Do this –
Reproduce the listing exactly and skip over any pictures.
----------
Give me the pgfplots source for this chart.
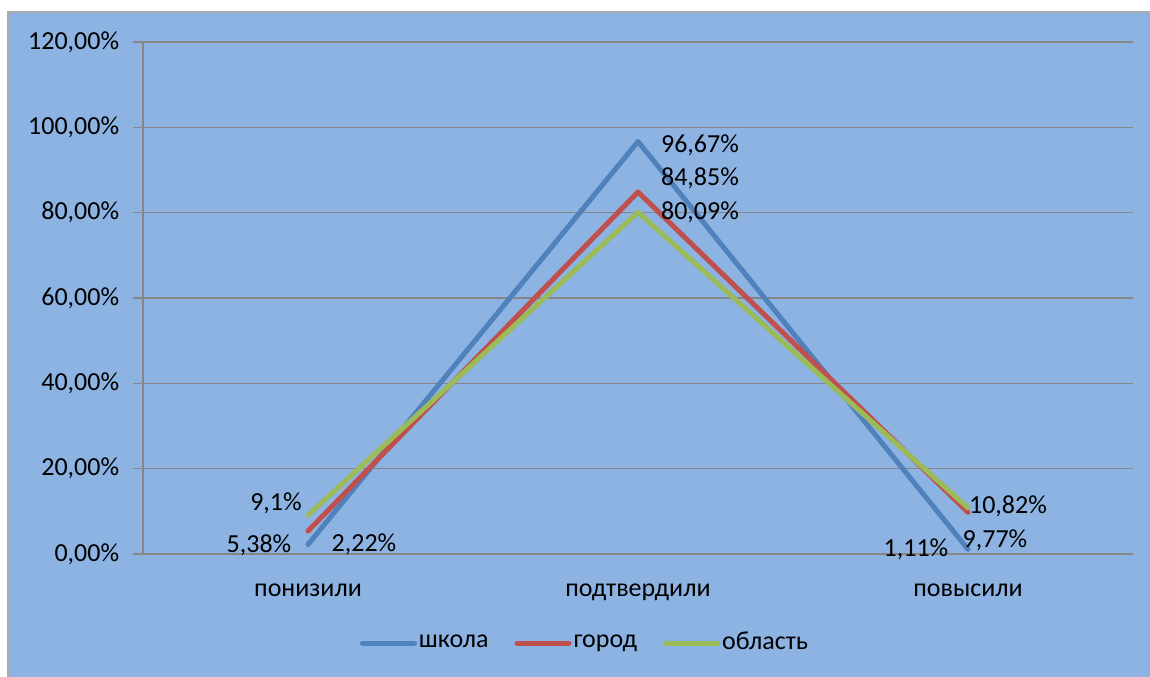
\documentclass[border=0pt]{standalone}
\usepackage{fontspec}
\setmainfont{Carlito}
\usepackage{pgfplots}
\usepackage{pgfplotstable}
\pgfplotsset{compat=1.18}
\definecolor{bg}{RGB}{141,179,226}
\definecolor{gridc}{RGB}{134,134,134}
\definecolor{cblue}{RGB}{79,129,189}
\definecolor{cred}{RGB}{192,80,77}
\definecolor{cgreen}{RGB}{155,187,89}

\pgfplotstableread{
x y dx dy
0 2.22 56 0
1 96.67 62 -4
2 1.11 -52 0
}\tschool
\pgfplotstableread{
x y dx dy
0 5.38 -49 -14
1 84.85 62 14
2 9.77 27 -28
}\tcity
\pgfplotstableread{
x y dx dy
0 9.1 -32 12
1 80.09 62 0
2 10.82 40 2
}\tregion

\begin{document}
\fontsize{26bp}{31bp}\selectfont
\begin{tikzpicture}[font=\fontsize{26bp}{31bp}\selectfont]
\fill[white] (-143bp,-123bp) rectangle (1007bp,554bp);
\fill[bg] (-135bp,-123bp) rectangle (1007bp,542bp);
\draw[gridc!70, line width=1.5bp] (-135bp,-123bp) -- (-135bp,542bp) -- (1007bp,542bp);
\begin{axis}[
  scale only axis,
  width=990bp, height=512bp,
  xmin=-0.5, xmax=2.5,
  ymin=0, ymax=120,
  ytick={0,20,...,120},
  xtick={0,1,2},
  xticklabels={понизили,подтвердили,повысили},
  extra x ticks={-0.5,0.5,1.5,2.5},
  extra x tick labels={},
  extra x tick style={major tick length=8bp, tick style={draw=gridc, line width=1.2bp}},
  xtick style={draw=none},
  ytick style={draw=gridc, line width=1.2bp},
  major tick length=10bp,
  tick align=outside,
  axis lines*=left,
  axis line style={draw=gridc, line width=1.2bp},
  ymajorgrids,
  grid style={draw=gridc, line width=1.2bp},
  /pgf/number format/assume math mode=true,
  yticklabel={\pgfmathprintnumber[fixed,fixed zerofill,precision=2,use comma]{\tick}\%},
  yticklabel style={xshift=-5bp},
  xticklabel style={yshift=-11bp},
  tick label style={font=\fontsize{26bp}{31bp}\selectfont},
  legend style={at={(0.4465,-0.174)}, anchor=center, draw=none, fill=none,
    legend columns=-1, font=\fontsize{26bp}{31bp}\selectfont,
    /tikz/every even column/.append style={column sep=24bp}},
  legend image code/.code={\draw[#1, line width=5bp, line cap=round] (0bp,0bp) -- (52bp,0bp);},
  every axis plot/.append style={line width=5bp, line cap=round, line join=round, mark=none},
  point meta=y,
  nodes near coords={\pgfmathprintnumber[fixed,precision=2,use comma]{\pgfplotspointmeta}\%},
  visualization depends on={\thisrow{dx}\as\dx},
  visualization depends on={\thisrow{dy}\as\dy},
  nodes near coords style={anchor=center, xshift=\dx bp, yshift=\dy bp, text=black, font=\fontsize{26bp}{31bp}\selectfont},
]
\addplot[cblue] table[x=x,y=y] {\tschool};
\addlegendentry{школа}
\addplot[cred] table[x=x,y=y] {\tcity};
\addlegendentry{город}
\addplot[cgreen] table[x=x,y=y] {\tregion};
\addlegendentry{область}
\end{axis}
\pgfresetboundingbox
\path[use as bounding box] (-143bp,-123bp) rectangle (1007bp,554bp);
\end{tikzpicture}
\end{document}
----------
Answer to the problem –
Give me the pgfplots source for this chart.
\documentclass[border=0pt]{standalone}
\usepackage{fontspec}
\setmainfont{Carlito}
\usepackage{pgfplots}
\usepackage{pgfplotstable}
\pgfplotsset{compat=1.18}
\definecolor{bg}{RGB}{141,179,226}
\definecolor{gridc}{RGB}{134,134,134}
\definecolor{cblue}{RGB}{79,129,189}
\definecolor{cred}{RGB}{192,80,77}
\definecolor{cgreen}{RGB}{155,187,89}

\pgfplotstableread{
x y dx dy
0 2.22 56 0
1 96.67 62 -4
2 1.11 -52 0
}\tschool
\pgfplotstableread{
x y dx dy
0 5.38 -49 -14
1 84.85 62 14
2 9.77 27 -28
}\tcity
\pgfplotstableread{
x y dx dy
0 9.1 -32 12
1 80.09 62 0
2 10.82 40 2
}\tregion

\begin{document}
\fontsize{26bp}{31bp}\selectfont
\begin{tikzpicture}[font=\fontsize{26bp}{31bp}\selectfont]
\fill[white] (-143bp,-123bp) rectangle (1007bp,554bp);
\fill[bg] (-135bp,-123bp) rectangle (1007bp,542bp);
\draw[gridc!70, line width=1.5bp] (-135bp,-123bp) -- (-135bp,542bp) -- (1007bp,542bp);
\begin{axis}[
  scale only axis,
  width=990bp, height=512bp,
  xmin=-0.5, xmax=2.5,
  ymin=0, ymax=120,
  ytick={0,20,...,120},
  xtick={0,1,2},
  xticklabels={понизили,подтвердили,повысили},
  extra x ticks={-0.5,0.5,1.5,2.5},
  extra x tick labels={},
  extra x tick style={major tick length=8bp, tick style={draw=gridc, line width=1.2bp}},
  xtick style={draw=none},
  ytick style={draw=gridc, line width=1.2bp},
  major tick length=10bp,
  tick align=outside,
  axis lines*=left,
  axis line style={draw=gridc, line width=1.2bp},
  ymajorgrids,
  grid style={draw=gridc, line width=1.2bp},
  /pgf/number format/assume math mode=true,
  yticklabel={\pgfmathprintnumber[fixed,fixed zerofill,precision=2,use comma]{\tick}\%},
  yticklabel style={xshift=-5bp},
  xticklabel style={yshift=-11bp},
  tick label style={font=\fontsize{26bp}{31bp}\selectfont},
  legend style={at={(0.4465,-0.174)}, anchor=center, draw=none, fill=none,
    legend columns=-1, font=\fontsize{26bp}{31bp}\selectfont,
    /tikz/every even column/.append style={column sep=24bp}},
  legend image code/.code={\draw[#1, line width=5bp, line cap=round] (0bp,0bp) -- (52bp,0bp);},
  every axis plot/.append style={line width=5bp, line cap=round, line join=round, mark=none},
  point meta=y,
  nodes near coords={\pgfmathprintnumber[fixed,precision=2,use comma]{\pgfplotspointmeta}\%},
  visualization depends on={\thisrow{dx}\as\dx},
  visualization depends on={\thisrow{dy}\as\dy},
  nodes near coords style={anchor=center, xshift=\dx bp, yshift=\dy bp, text=black, font=\fontsize{26bp}{31bp}\selectfont},
]
\addplot[cblue] table[x=x,y=y] {\tschool};
\addlegendentry{школа}
\addplot[cred] table[x=x,y=y] {\tcity};
\addlegendentry{город}
\addplot[cgreen] table[x=x,y=y] {\tregion};
\addlegendentry{область}
\end{axis}
\pgfresetboundingbox
\path[use as bounding box] (-143bp,-123bp) rectangle (1007bp,554bp);
\end{tikzpicture}
\end{document}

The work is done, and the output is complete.